Thread cutting can either be machined in a lathe via turning or manually done using a tap and die set. In both instances, the material is removed from the workpiece to create the thread geometry. This can be done using a tap for internal threads or a die for external threads. The cutting tool is typically made of high-speed steel and must be properly aligned with the workpiece to produce accurate threads. Thread cutting is a slower process than thread rolling, and it can produce chips and burrs that must be removed.

In thread rolling, a hardened steel die with thread profiles is pressed against the surface of the workpiece. The material on the workpiece is then deformed and displaced to create the threads. Thread rolling is a faster process than thread cutting and does not produce chips or burrs. It also results in a stronger thread, as the material is compressed rather than removed.
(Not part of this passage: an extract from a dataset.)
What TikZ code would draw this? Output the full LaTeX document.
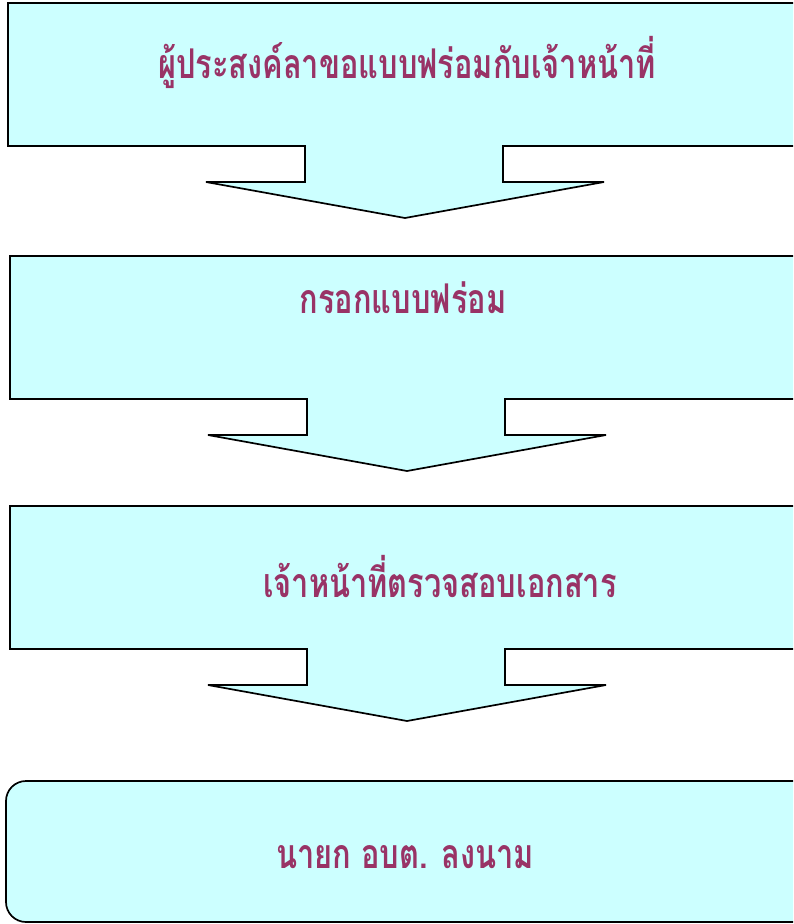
\documentclass[tikz,border=0pt]{standalone}
\usepackage{fontspec}
\newfontfamily\thaifont[Script=Thai,FakeStretch=0.75]{Loma}
\usetikzlibrary{positioning}
\definecolor{boxfill}{HTML}{CCFFFF}
\definecolor{steptext}{HTML}{993366}
\tikzset{
  calloutbox/.style={draw=black, fill=boxfill, line width=1.7pt, line join=miter},
  steplabel/.style={text=steptext, inner sep=0pt, font=\thaifont\bfseries\fontsize{41}{48}\selectfont}
}
\begin{document}
\begin{tikzpicture}[x=1pt,y=-1pt]
\useasboundingbox (0,0) rectangle (793,924);
\clip (0,0) rectangle (793,924);
% callout boxes with down arrows
\foreach \l/\t in {8/3, 10/256, 10/506}{
  \draw[calloutbox] (\l,\t) -- (820,\t) -- (820,\t+143) -- (\l+495,\t+143)
    -- (\l+495,\t+179) -- (\l+596,\t+179) -- (\l+397,\t+215) -- (\l+198,\t+179)
    -- (\l+297,\t+179) -- (\l+297,\t+143) -- (\l,\t+143) -- cycle;
}
% last box
\draw[calloutbox, rounded corners=20pt] (6,781) rectangle (830,922);
\node[steplabel] (request) at (407,62) {ผู้ประสงค์ลาขอแบบฟร่อมกับเจ้าหน้าที่};
\node[steplabel] (fillform) at (403,298) {กรอกแบบฟร่อม};
\node[steplabel] (check) at (440,577) {เจ้าหน้าที่ตรวจสอบเอกสาร};
\node[steplabel] (sign) at (405,857) {นายก อบต. ลงนาม};
\end{tikzpicture}
\end{document}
What are the defects in the rolling process?

Defects in the rolling process can occur due to several reasons, including improper alignment of the rollers leading to uneven rolling, excessive forward slip, improper or uneven heating, and excess quenching. Some typical defects in flat rolling include cracks along the edges of the part workpiece known as edge cracks, surface marks, non-uniform thickness, wavy edges, zipper cracks in the center of the strip, and alligatoring.

The reason for these defects is due to the residual stresses that develop in rolling with small-diameter rolls or at small reductions in thickness per pass. Residual stresses can also develop in rolling with large-diameter rolls or at high reductions per pass.

Defects in rolling can be broadly categorized into general and operational defects. General defects stem from imperfections in the initial and final products of the rolling process. On the other hand, operational defects result from the deformation or deflection of the rolls during rolling, leading to defects in the final products. This article focuses on rolling operations as a metal-forming practice in industrial manufacturing.

It examines trends in rolling operations, compares the performance of different processes, and discusses the implications and applications of rolled products. The research emphasizes the importance of understanding the relationship between human and machine handling, equipment management, material handling, and the identification of rolling defects to enhance operational performance in future industrial manufacturing.

Conclusion

In conclusion, the rolling process stands as a cornerstone in modern metalworking. Facilitating the transformation of raw materials into a myriad of products essential to our daily lives. Through careful orchestration of forces and temperatures, this process crafts everything from sheets and plates to intricate profiles with precision and efficiency.

Understanding the science behind rolling illuminates its immense industrial significance and paves the way for continued advancements in metal-forming technologies. As we delve deeper into the complexities of rolling, we unlock new possibilities for innovation, ensuring its enduring relevance in the ever-evolving manufacturing landscape.